My mother’s second husband was an artist. He had a small shop in Provincetown, Massachusetts, which is about as far east as Point Reyes is west (and as circus-y as West Marin strives to be low key.) Later he bought the building, which was a three-story hulk on the water, and rented apartments. I spent many hours sanding floors, painting and the like.
“The season,” as we called it, ran from Memorial Day to Labor Day, and most of our income came during those three months. People worked around the clock. I rarely went to the beach, even though it was an easy walk from our house. When the weather was bad, gloom fell over town. You saw merchants staring from their doorways out into Commercial Street, which was empty except for the rain. We ate spaghetti, which my mother’s husband hated because it reminded him of his theater days in New York.

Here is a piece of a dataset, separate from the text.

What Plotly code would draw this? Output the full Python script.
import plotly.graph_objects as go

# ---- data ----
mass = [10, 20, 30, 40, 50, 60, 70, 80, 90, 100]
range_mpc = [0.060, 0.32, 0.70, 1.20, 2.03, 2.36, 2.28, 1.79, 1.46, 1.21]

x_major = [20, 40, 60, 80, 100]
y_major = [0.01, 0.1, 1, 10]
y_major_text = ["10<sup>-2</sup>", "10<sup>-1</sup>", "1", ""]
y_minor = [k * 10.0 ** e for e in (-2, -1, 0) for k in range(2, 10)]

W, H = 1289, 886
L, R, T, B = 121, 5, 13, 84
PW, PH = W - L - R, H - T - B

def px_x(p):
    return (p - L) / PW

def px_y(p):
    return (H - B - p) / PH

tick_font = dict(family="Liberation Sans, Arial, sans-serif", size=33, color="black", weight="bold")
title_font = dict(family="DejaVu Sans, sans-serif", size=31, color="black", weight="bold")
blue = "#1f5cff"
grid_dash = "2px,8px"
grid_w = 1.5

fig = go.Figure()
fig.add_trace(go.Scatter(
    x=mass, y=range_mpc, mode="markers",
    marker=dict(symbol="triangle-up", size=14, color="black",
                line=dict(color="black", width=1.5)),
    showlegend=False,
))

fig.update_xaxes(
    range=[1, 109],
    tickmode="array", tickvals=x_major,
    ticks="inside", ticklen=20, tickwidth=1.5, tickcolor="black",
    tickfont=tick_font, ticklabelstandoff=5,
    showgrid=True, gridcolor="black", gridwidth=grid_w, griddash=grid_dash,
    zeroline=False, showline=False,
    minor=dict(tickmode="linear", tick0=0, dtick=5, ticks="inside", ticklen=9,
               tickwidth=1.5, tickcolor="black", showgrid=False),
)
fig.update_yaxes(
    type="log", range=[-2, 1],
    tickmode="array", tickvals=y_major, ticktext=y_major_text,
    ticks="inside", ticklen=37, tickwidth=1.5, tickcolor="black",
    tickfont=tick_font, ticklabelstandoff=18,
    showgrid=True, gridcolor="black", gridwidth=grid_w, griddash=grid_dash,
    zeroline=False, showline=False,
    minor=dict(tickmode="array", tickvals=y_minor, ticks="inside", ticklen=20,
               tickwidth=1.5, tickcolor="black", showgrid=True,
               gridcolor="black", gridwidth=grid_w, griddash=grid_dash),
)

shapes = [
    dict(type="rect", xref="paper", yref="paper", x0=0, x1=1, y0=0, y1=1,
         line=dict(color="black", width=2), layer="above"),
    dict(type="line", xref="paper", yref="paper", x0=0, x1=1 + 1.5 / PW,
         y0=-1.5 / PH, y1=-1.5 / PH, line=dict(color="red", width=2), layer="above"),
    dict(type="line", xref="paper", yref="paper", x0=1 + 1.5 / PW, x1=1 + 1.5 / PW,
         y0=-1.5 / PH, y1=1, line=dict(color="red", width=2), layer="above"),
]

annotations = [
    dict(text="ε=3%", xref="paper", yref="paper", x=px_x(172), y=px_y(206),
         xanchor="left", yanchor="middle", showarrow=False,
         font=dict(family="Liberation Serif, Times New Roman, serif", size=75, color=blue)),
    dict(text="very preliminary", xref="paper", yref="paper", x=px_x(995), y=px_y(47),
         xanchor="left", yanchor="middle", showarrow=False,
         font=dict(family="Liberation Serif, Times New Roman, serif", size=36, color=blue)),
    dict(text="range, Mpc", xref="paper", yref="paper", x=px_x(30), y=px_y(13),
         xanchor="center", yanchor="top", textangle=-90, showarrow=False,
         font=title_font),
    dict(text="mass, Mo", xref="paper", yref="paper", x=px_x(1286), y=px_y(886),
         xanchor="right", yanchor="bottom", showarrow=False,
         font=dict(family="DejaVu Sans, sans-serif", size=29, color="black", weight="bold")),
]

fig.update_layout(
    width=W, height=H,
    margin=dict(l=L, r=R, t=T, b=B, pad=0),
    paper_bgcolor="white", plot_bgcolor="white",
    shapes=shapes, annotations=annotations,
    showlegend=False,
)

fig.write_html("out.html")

That inner metronome has stayed with me to this day. The summer comes and I’m thinking about the shops in West Marin. Sometimes I ask merchants how the season’s going. I hope they don’t think I’m nosey, but it’s sort of in my blood.

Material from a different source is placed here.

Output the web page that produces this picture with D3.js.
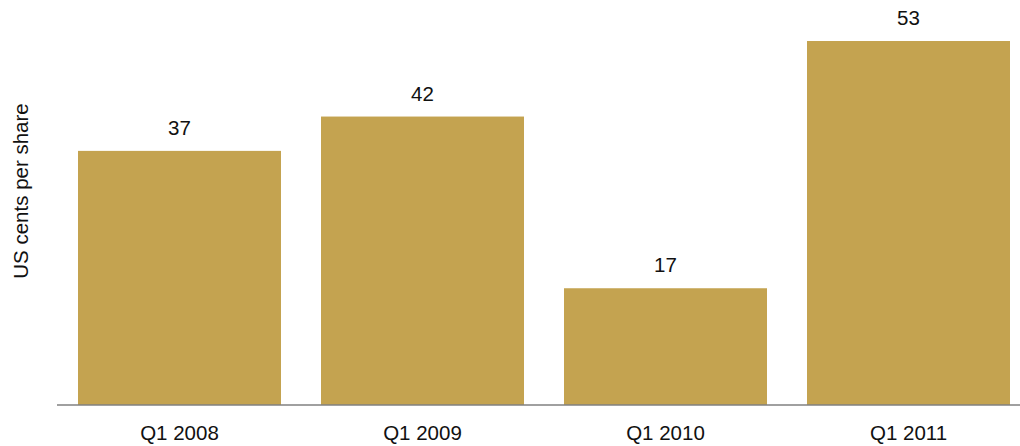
<!DOCTYPE html>
<html><head><meta charset="utf-8">
<script src="https://cdn.jsdelivr.net/npm/d3@7"></script>
<style>body{margin:0;background:#fff;} svg{display:block;font-family:"Liberation Sans",Arial,sans-serif;}</style>
</head><body>
<svg id="c" width="1020" height="446"></svg>
<script>
const categories = ["Q1 2008", "Q1 2009", "Q1 2010", "Q1 2011"];
const values = [37, 42, 17, 53];
const yTitle = "US cents per share";

const svg = d3.select("#c");
const x = d3.scaleBand().domain(categories).range([58, 1030]).paddingInner(40/243).paddingOuter(20/243);
const y = d3.scaleLinear().domain([0, 53]).range([405, 41]);

svg.selectAll("rect.bar").data(values).join("rect")
  .attr("class","bar")
  .attr("x",(d,i)=>x(categories[i]))
  .attr("width",x.bandwidth())
  .attr("y",d=>y(d))
  .attr("height",d=>y(0)-y(d))
  .attr("fill","#C4A350");

svg.selectAll("text.val").data(values).join("text")
  .attr("class","val")
  .attr("x",(d,i)=>x(categories[i])+x.bandwidth()/2)
  .attr("y",d=>y(d)-16)
  .attr("text-anchor","middle")
  .attr("font-size",20.5)
  .attr("fill","#111")
  .text(d=>d);

const xAxis = d3.axisBottom(x).tickSize(0).tickPadding(20);
const gx = svg.append("g").attr("transform","translate(0,405)").call(xAxis);
gx.select(".domain").attr("d","M57,0H1020").attr("stroke","#808080").attr("stroke-width",1.5);
gx.selectAll("text").attr("font-size",20.5).attr("fill","#111").attr("font-family","Liberation Sans, Arial, sans-serif");

svg.append("text")
  .attr("transform","translate(28,191) rotate(-90)")
  .attr("text-anchor","middle")
  .attr("font-size",20.5)
  .attr("fill","#111")
  .text(yTitle);
</script>
</body></html>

I hear a lot of grumbling about the tourists, and how we ought to shoo them away. I could grumble too. The weekend before Martin Luther King’s birthday Point Reyes Station felt like a parking lot. The line at the Bovine was out on the sidewalk, and people deliberated endlessly over their selections as though choosing a watch at Cartier. Not long ago a guy shouted curses at me from his car because he thought I was vacating a parking space when I was only putting something into the trunk.
Real honeys. But then I think about the merchants whose days are brightened by the crowds – and by the balmy winter weather that brings them. Their business is ours too, in a way, because no visitors would mean no Main Street, or at least a greatly diminished one. We locals don’t provide enough business on our own. Even the motorcycle fantasists, with their tony leathers, rich-boy bikes, and lack of basic courtesy on the road, help to keep the Bovine here for the rest of us; and that’s true for the Pelican Inn, Sand Dollar, Coast Café, Olema Inn, Priscilla’s, Tony’s, Diekmanns, Ranch Nicasio, Lagunitas Deli, Two Bird…

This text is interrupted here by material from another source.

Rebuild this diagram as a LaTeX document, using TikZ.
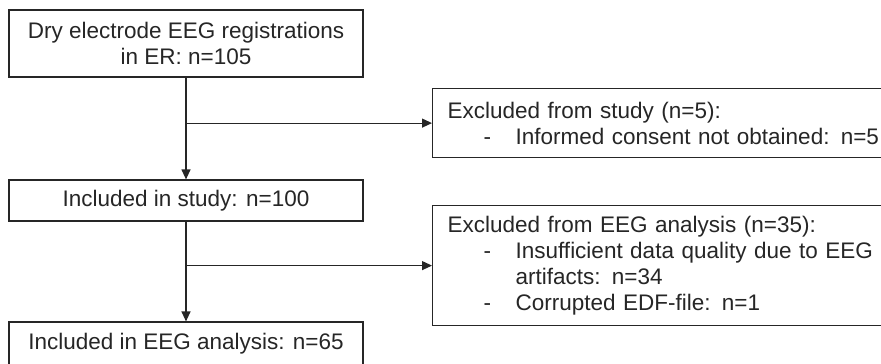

This isn’t just about scones and almohadas either (though that might be enough.) Many merchants give generously to local causes. Where did we watch the inauguration? At Toby’s Feed Barn and the Bovine, which had a laptop on the counter. (We are running out of ways to say, “Thank you,” Chris and Bridget.) More, the local shops, and the street life they engender, provide the setting for the serendipitous encounters and conviviality that help to make us a community.
And besides, does anyone really think the federal government paid for the new wetlands, and the park generally, to provide a private viewscape for the fortunately situated – namely, ourselves? The tourists are coming. Our merchants need them, as does the social ecology of Main Street. The challenge is to lessen the impacts, and prevent the town from being swallowed by them, the way P’town was back East.
That story is instructive. P’town tipped in part because the local fishing industry dried up. You used to see the Portuguese fishermen walking barefoot down Commercial Street in winter. The fleet had 60 boats at its peak. Now it’s mainly a sad assemblage of rusting hulks. The annual “Blessing of the Fleet,” which was a counterpart of our Western Weekend, has been renamed the Portuguese Festival. It’s a tourist show with little by way of boats or fish.
This is another reason to support our local ranchers, and those who make their living from land and sea. They provide an economic counterweight to the tourist trade – a basis for an authentic local economy that is not based just on moneyed visitors or monthly checks from investment funds.
We also need to support our local merchants ourselves. I read someplace that 25 percent of small businesses are likely to fail in the foreseeable future. I forget if that was in Marin County, the whole state or what, but it doesn’t really matter. We all know times are tough. If we want a thriving Main Street, and if we don’t want to have to drive to Novato every time we need a saw blade or some fish, then we had better make an extra effort to do our shopping here in town.
Most of us aren’t going to stop using Target and Trader Joe’s, especially those with families. But we can keep a portion of our buying local without a great deal of pain. Factor in the time and gas, and the price difference usually isn’t that much to begin with. (I have found it’s often not so great, period.)
Factor in the community, and it’s a bargain that even Target can’t match.